Legal regulation of information security relations is aimed at counteracting negative information influence in the information space of the state, normalization of relations concerning the classified information security is aimed at creating an organizational and legal regime, provision of access, etc., and regulation of relations regarding the cybersecurity is connected with detection, prevention and neutralization of potential threats to critical information infrastructure objects.

The paper concludes that the dispositive method of legal regulation prevails upon ensuring information security of the individual, society and the state, since the processes of circulation of mostly open information are regulated and there is a requirement to observe the constitutional principles of freedom of expression and the right to information. At the same time, a presumption is made about further reinforcement of imperative regulation of issues of ensuring the security of the person, society and the state in the part of combating misinformation as a type of information offense.

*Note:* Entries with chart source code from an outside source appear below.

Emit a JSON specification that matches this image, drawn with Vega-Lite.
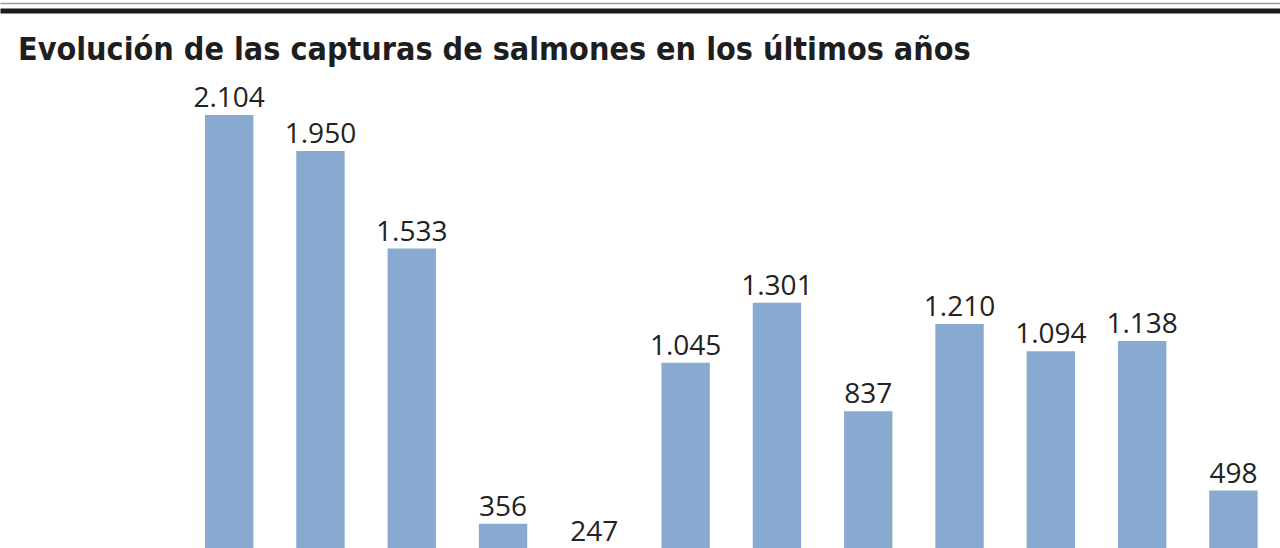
{
  "$schema": "https://vega.github.io/schema/vega-lite/v6.json",
  "width": 1280,
  "height": 458,
  "autosize": "none",
  "padding": {"left": 0, "right": 0, "top": 90, "bottom": 0},
  "background": "white",
  "config": {
    "view": {"stroke": null},
    "locale": {"number": {"decimal": ",", "thousands": ".", "grouping": [3], "currency": ["", " €"]}}
  },
  "title": {
    "text": "Evolución de las capturas de salmones en los últimos años",
    "anchor": "start",
    "frame": "group",
    "orient": "top",
    "font": "DejaVu Sans Condensed",
    "fontSize": 32,
    "fontWeight": "bold",
    "color": "#1e1e1e",
    "baseline": "alphabetic",
    "offset": -56,
    "dy": 33,
    "dx": 18
  },
  "data": {
    "values": [
      {"year": "2008", "capturas": 2104},
      {"year": "2009", "capturas": 1950},
      {"year": "2010", "capturas": 1533},
      {"year": "2011", "capturas": 356},
      {"year": "2012", "capturas": 247},
      {"year": "2013", "capturas": 1045},
      {"year": "2014", "capturas": 1301},
      {"year": "2015", "capturas": 837},
      {"year": "2016", "capturas": 1210},
      {"year": "2017", "capturas": 1094},
      {"year": "2018", "capturas": 1138},
      {"year": "2019", "capturas": 498}
    ]
  },
  "encoding": {
    "x": {
      "field": "year", "type": "ordinal",
      "scale": {
        "type": "band",
        "domain": ["2006", "2007", "2008", "2009", "2010", "2011", "2012", "2013", "2014", "2015", "2016", "2017", "2018", "2019"],
        "paddingInner": 0.47, "paddingOuter": 0.245, "align": 0.5
      }
    },
    "y": {
      "field": "capturas", "type": "quantitative",
      "scale": {"domain": [252.4, 2211], "zero": false, "nice": false},
      "axis": null
    }
  },
  "layer": [
    {
      "mark": {"type": "bar", "color": "#89aad0", "clip": true},
      "encoding": {
        "x": {
          "field": "year", "type": "ordinal",
          "axis": {"orient": "top", "offset": 79.5, "labels": false, "ticks": false, "grid": false, "title": null, "domainWidth": 5, "domainColor": "#1a1a1a"}
        }
      }
    },
    {
      "mark": {"type": "text", "font": "Open Sans", "fontSize": 28, "color": "#222222", "baseline": "alphabetic", "dy": -8},
      "encoding": {
        "x": {
          "field": "year", "type": "ordinal", "bandPosition": 0.5,
          "axis": {"orient": "top", "offset": 87, "labels": false, "ticks": false, "grid": false, "title": null, "domainWidth": 1.5, "domainColor": "#9a9a9a"}
        },
        "text": {"field": "capturas", "type": "quantitative", "format": ",d"}
      }
    }
  ],
  "resolve": {"axis": {"x": "independent"}}
}
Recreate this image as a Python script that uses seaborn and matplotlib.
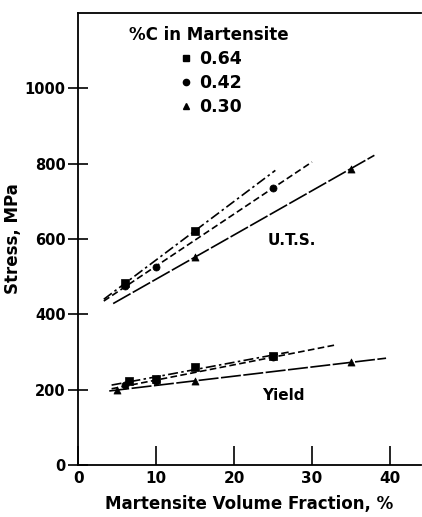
import numpy as np
import pandas as pd
import matplotlib
matplotlib.use("Agg")
import matplotlib.pyplot as plt
import seaborn as sns
from matplotlib.lines import Line2D

sns.set_style("ticks")
plt.rcParams["font.family"] = ["DejaVu Sans"]
plt.rcParams["font.weight"] = "bold"
for key in ["text.color", "axes.labelcolor", "xtick.color", "ytick.color", "axes.edgecolor"]:
    plt.rcParams[key] = "black"

# Carbon content of the martensite (legend categories)
carbon = ["0.64", "0.42", "0.30"]
markers = {"0.64": "s", "0.42": "o", "0.30": "^"}
dashes = {"0.64": (0, (6, 2, 1.5, 2)), "0.42": (0, (4, 2)), "0.30": (0, (12, 1.5))}

# Ultimate tensile strength, MPa, vs martensite volume fraction, %
uts_vf = {"0.64": [6, 15], "0.42": [6, 10, 25], "0.30": [15, 35]}
uts_mpa = {"0.64": [482, 622], "0.42": [475, 525, 736], "0.30": [552, 787]}
uts_span = {"0.64": (3.3, 25.3), "0.42": (3.3, 30.0), "0.30": (4.5, 38.0)}

# Yield strength, MPa, vs martensite volume fraction, %
ys_vf = {"0.64": [6.5, 10, 15, 25], "0.42": [6, 10, 25], "0.30": [5, 15, 35]}
ys_mpa = {"0.64": [222, 228, 260, 290], "0.42": [212, 222, 287], "0.30": [200, 222, 273]}
ys_span = {"0.64": (4.3, 27.0), "0.42": (4.3, 33.0), "0.30": (4.0, 39.5)}

x_ticks = [0, 10, 20, 30, 40]
y_ticks = [0, 200, 400, 600, 800, 1000]

fig = plt.figure(figsize=(4.22, 5.17), dpi=100)
ax = fig.add_axes([0.185, 0.1006, 0.813, 0.8742])

for vf, mpa, span in ((uts_vf, uts_mpa, uts_span), (ys_vf, ys_mpa, ys_span)):
    for c in carbon:
        slope, icept = np.polyfit(vf[c], mpa[c], 1)
        xs = np.array(span[c])
        fit = pd.DataFrame({"x": xs, "y": slope * xs + icept})
        sns.lineplot(data=fit, x="x", y="y", ax=ax, color="black", lw=1.2,
                     linestyle=dashes[c])
        pts = pd.DataFrame({"x": vf[c], "y": mpa[c]})
        sns.scatterplot(data=pts, x="x", y="y", ax=ax, marker=markers[c],
                        color="black", s=26, edgecolor="black", linewidth=0.5,
                        zorder=3)

ax.set_xlim(0, 44)
ax.set_ylim(0, 1200)
ax.set_xticks(x_ticks)
ax.set_yticks(y_ticks)
ax.tick_params(axis="x", direction="in", length=14, width=1.2, labelsize=11, pad=4)
ax.tick_params(axis="y", direction="inout", length=14, width=1.2, labelsize=10.5, pad=2)
for s in ["left", "bottom", "top"]:
    ax.spines[s].set_linewidth(1.3)
ax.spines["right"].set_visible(False)

ax.set_xlabel("Martensite Volume Fraction, %", fontsize=12, fontweight="bold", labelpad=7)
ax.set_ylabel("Stress, MPa", fontsize=12, fontweight="bold", labelpad=2)

ax.text(27.4, 596, "U.T.S.", ha="center", va="center", fontsize=11, fontweight="bold")
ax.text(26.3, 185, "Yield", ha="center", va="center", fontsize=11, fontweight="bold")

handles = [Line2D([], [], marker=markers[c], color="black", linestyle="none",
                  markersize=4.5, label=c) for c in carbon]
leg = ax.legend(handles=handles, title="%C in Martensite", frameon=False,
                loc="upper center", bbox_to_anchor=(0.381, 0.995), fontsize=12.5,
                title_fontsize=12, handletextpad=0.2, labelspacing=0.35,
                borderaxespad=0.2, handlelength=1.2)
leg.get_title().set_fontweight("bold")
for t in leg.get_texts():
    t.set_fontweight("bold")

fig.savefig("out.png", dpi=100, facecolor="white")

Legal regulation of classified information security is predominantly performed with the application of the imperative method of legal regulation, as it mainly concerns the protection of the right to such information. Emphasis is placed on the fact that the dispositive method of legal regulation in the circulation of classified information is applied in the part of collecting and disseminating socially necessary information.

Public relations in terms of ensuring cybersecurity are predominantly governed by an imperative method of legal regulation, although it is concluded that the exclusive application of dispositive method of legal regulation is necessary for the normalization of the public-private partnership issues.